It may be true that New Zealand universities are not producing the right mix of graduates, but that is no reason for Tertiary Education Minister Steven Joyce to issue threats to our universities in an attempt to make them take on more engineering students.
Universities are first and foremost a place where intellectual thought, research and reasoning is intended to thrive, not as factories to churn out degrees in response to a government's grand vision.
Governments come and go. We cannot allow political ideology to dictate how our universities are run and what courses they should offer. The very people we rely on to impart the skills Mr Joyce requires would, I believe, simply refuse to take up positions in such sterile environments.
Not everyone has the aptitude to undertake engineering study. It is a difficult degree course and should not be seriously undertaken by anyone who does not possess very good skills in mathematics and logical reasoning.
I would also add from my 30-plus years of professional engineering experience, that it should not be undertaken by anyone without very good verbal skills, since so much of what we do requires the ability to accurately distil complex issues into clear and concise language for a variety of audiences.
Even if Mr Joyce were to wave a magic wand and create double the number of places, the only way this nation could produce more engineers would be through admitting an even larger number of overseas students or by compelling our universities to lower their entrance standards.
Neither of these routes will achieve what Mr Joyce wishes.
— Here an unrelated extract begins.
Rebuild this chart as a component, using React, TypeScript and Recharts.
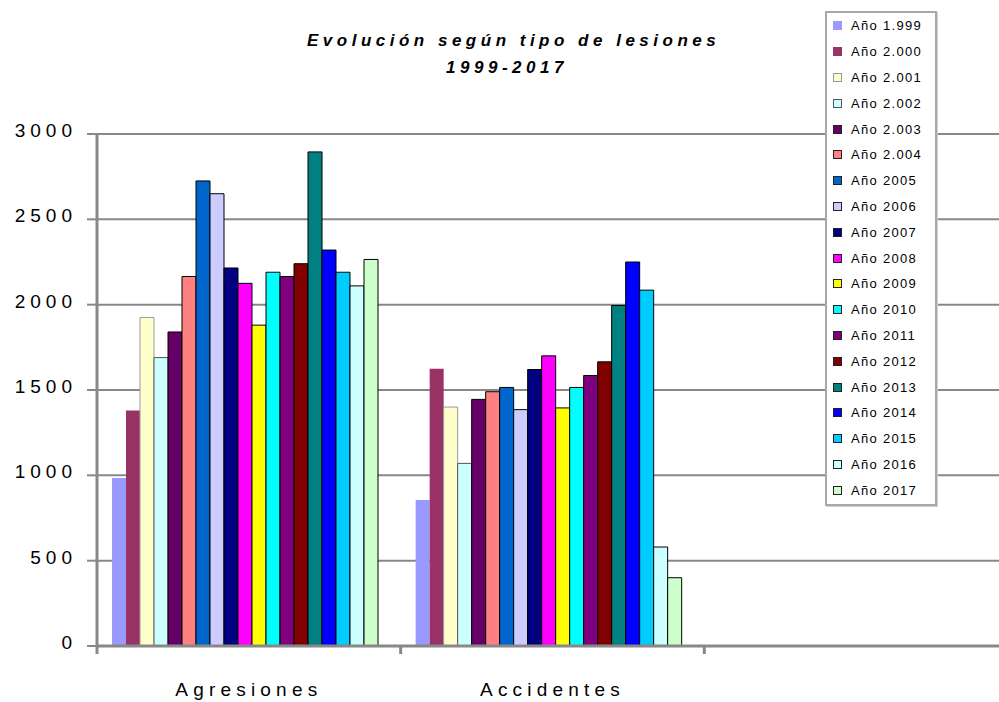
import React from 'react';
import { BarChart, Bar, XAxis, YAxis, CartesianGrid, Legend } from 'recharts';

const categories = ['Agresiones', 'Accidentes', ''];
const years = [
  'Año 1.999', 'Año 2.000', 'Año 2.001', 'Año 2.002', 'Año 2.003', 'Año 2.004',
  'Año 2005', 'Año 2006', 'Año 2007', 'Año 2008', 'Año 2009', 'Año 2010',
  'Año 2011', 'Año 2012', 'Año 2013', 'Año 2014', 'Año 2015', 'Año 2016', 'Año 2017',
];
const agresiones = [985, 1380, 1925, 1690, 1840, 2165, 2725, 2650, 2215, 2125, 1880, 2190, 2165, 2240, 2895, 2320, 2190, 2110, 2265];
const accidentes = [855, 1625, 1400, 1070, 1445, 1490, 1515, 1385, 1620, 1700, 1395, 1515, 1585, 1665, 1995, 2250, 2085, 580, 400];
const yTicks = [0, 500, 1000, 1500, 2000, 2500, 3000];
const colors = [
  '#9999FF', '#993366', '#FFFFCC', '#CCFFFF', '#660066', '#FF8080', '#0066CC', '#CCCCFF',
  '#000080', '#FF00FF', '#FFFF00', '#00FFFF', '#800080', '#800000', '#008080', '#0000FF',
  '#00CCFF', '#CCFFFF', '#CCFFCC',
];
const strokes = [
  'none', 'none', '#999999', '#555555', '#000', '#000', '#000', '#000', '#000', '#000',
  '#000', '#000', '#000', '#000', '#000', '#000', '#000', '#000', '#000',
];

const seriesByCategory = [agresiones, accidentes];
const data = categories.map((c, ci) => {
  const row: any = { name: c };
  if (ci < seriesByCategory.length) {
    years.forEach((_, i) => {
      row['s' + i] = seriesByCategory[ci][i];
    });
  }
  return row;
});

const FONT = '"Liberation Sans", Arial, sans-serif';
const CHART_W = 1030;
const CHART_H = 702;
const MARGIN = { top: 134, right: 22, left: 0, bottom: 0 };
const Y_W = 97;
const X_H = 56;
const PLOT_BOTTOM = CHART_H - MARGIN.bottom - X_H;
const BAND = (CHART_W - MARGIN.right - MARGIN.left - Y_W) / categories.length;

const XTick = (props: any) => {
  const { x, payload } = props;
  const half = payload && typeof payload.offset === 'number' && payload.offset > 0 ? payload.offset : BAND / 2;
  return (
    <g>
      <line x1={x - half} x2={x - half} y1={PLOT_BOTTOM} y2={PLOT_BOTTOM + 8} stroke="#888" strokeWidth={3} />
      <text x={x} y={696} textAnchor="middle" fill="#000" fontSize={19} fontFamily={FONT} letterSpacing={5.2}>
        {payload.value}
      </text>
    </g>
  );
};

const YTick = (props: any) => {
  const { x, y, payload } = props;
  return (
    <text x={x} y={y + 3} textAnchor="end" fill="#000" fontSize={19} fontFamily={FONT} letterSpacing={5}>
      {payload.value}
    </text>
  );
};

const LegendBox = (props: any) => {
  const payload: any[] = props.payload || [];
  const items = years.map((name, i) => {
    const p = payload.find((e: any) => e.value === name);
    return { name, color: p ? p.color : colors[i], stroke: strokes[i] };
  });
  return (
    <div
      style={{
        boxSizing: 'border-box',
        width: 112,
        height: 495,
        background: '#fff',
        border: '2px solid #a8a8a8',
        boxShadow: '1px 1px 0 #d0d0d0',
        paddingLeft: 6,
        paddingTop: 0,
        fontFamily: FONT,
      }}
    >
      {items.map((it) => (
        <div key={it.name} style={{ height: 25.8, display: 'flex', alignItems: 'center' }}>
          <div
            style={{
              boxSizing: 'border-box',
              width: 9,
              height: 9,
              background: it.color,
              border: it.stroke === 'none' ? 'none' : `1px solid ${it.stroke === '#000' ? '#222' : it.stroke}`,
              marginRight: 9,
              flex: '0 0 auto',
            }}
          />
          <span style={{ fontSize: 13, letterSpacing: 1.3, color: '#000', whiteSpace: 'nowrap' }}>{it.name}</span>
        </div>
      ))}
    </div>
  );
};

export default function App() {
  return (
    <div
      style={{
        position: 'fixed',
        left: 0,
        top: 0,
        width: 999,
        height: 702,
        overflow: 'hidden',
        background: '#fff',
      }}
    >
      <div
        style={{
          position: 'absolute',
          left: 307,
          top: 27,
          width: 400,
          textAlign: 'center',
          fontFamily: FONT,
          fontSize: 17,
          fontStyle: 'italic',
          fontWeight: 'bold',
          letterSpacing: 4.5,
          lineHeight: '27px',
          color: '#000',
          zIndex: 2,
          whiteSpace: 'nowrap',
        }}
      >
        <div>Evolución según tipo de lesiones</div>
        <div>1999-2017</div>
      </div>
      <BarChart
        width={CHART_W}
        height={CHART_H}
        data={data}
        margin={MARGIN}
        barGap={0}
        barCategoryGap={15}
      >
        <CartesianGrid vertical={false} stroke="#888" strokeWidth={2} />
        <XAxis
          dataKey="name"
          height={X_H}
          axisLine={{ stroke: '#888', strokeWidth: 3 }}
          tickLine={false}
          tick={<XTick />}
          interval={0}
        />
        <YAxis
          width={Y_W}
          domain={[0, 3000]}
          ticks={yTicks}
          interval={0}
          axisLine={{ stroke: '#888', strokeWidth: 3 }}
          tickLine={{ stroke: '#888', strokeWidth: 2 }}
          tickSize={10}
          tickMargin={10}
          tick={<YTick />}
        />
        <Legend
          layout="horizontal"
          verticalAlign="middle"
          align="center"
          content={<LegendBox />}
          wrapperStyle={{ position: 'absolute', left: 825, top: 11, width: 112, height: 495 }}
        />
        {years.map((name, i) => (
          <Bar
            key={name}
            dataKey={'s' + i}
            name={name}
            fill={colors[i]}
            stroke={strokes[i]}
            strokeWidth={1}
            isAnimationActive={false}
          />
        ))}
      </BarChart>
    </div>
  );
}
Most of the engineering graduates we produce are woefully unprepared to step straight into a professional engineering career. It has always been so.
Professional engineering development of the kind needed to turn a raw graduate into a confident and useful engineer used to be (in the 1970s and 80s) undertaken by large organisations such as the Ministry of Works and NZ Rail. Within these organisations a strong culture of mentoring and supervision was allowed to flourish. Similar programmes existed within larger private companies. Of the government organisations that have survived, none have anything like the training programmes they once had and the private companies have greatly reduced their cadet schemes.
The New Zealand organisations who most lament the shortage of engineering skills are largely the same organisations that have contributed to the present situation through abrogation of their responsibilities to provide suitable employment opportunities that include properly mentored post-graduate training.
The previous system resulted in very well rounded and capable engineers emerging 4 years or so after commencing employment. After this the graduate engineer could apply for registration as a Professional Engineer - a process that required a portfolio to be submitted, the professional interview and examination to be passed.
Pause for a moment to reflect what 4 years' commitment to an individual's post-graduate, professional training really means. It means a prolonged commitment to training an individual; providing an environment where that individual can acquire skills and be allowed to practise them in safety; where there is appropriate work and qualified supervision; where no matter what upheaval occurs elsewhere in the organisation the graduate's position is secure. In short the company, management and owners are committed to the philosophy and value of professional engineering training.
In my experience, engineering graduates in this country find themselves at the mercy of an otherwise disinterested employment market, where employers often expect to hire skills that are not yet developed and where a culture of poaching graduates with a modicum of experience and who show the slightest hint of any real acumen is endemic.
Until this unhealthy attitude is corrected; unless the number of engineering positions actually available and suitably rewarded increases; and while professional engineering remains viewed by New Zealand society as a career not worthy of aspiring to; Mr Joyce's ambitions in this area will remain frustrated.
Robin Hill is Engineering Manager, Director, Horizon Technology Ltd.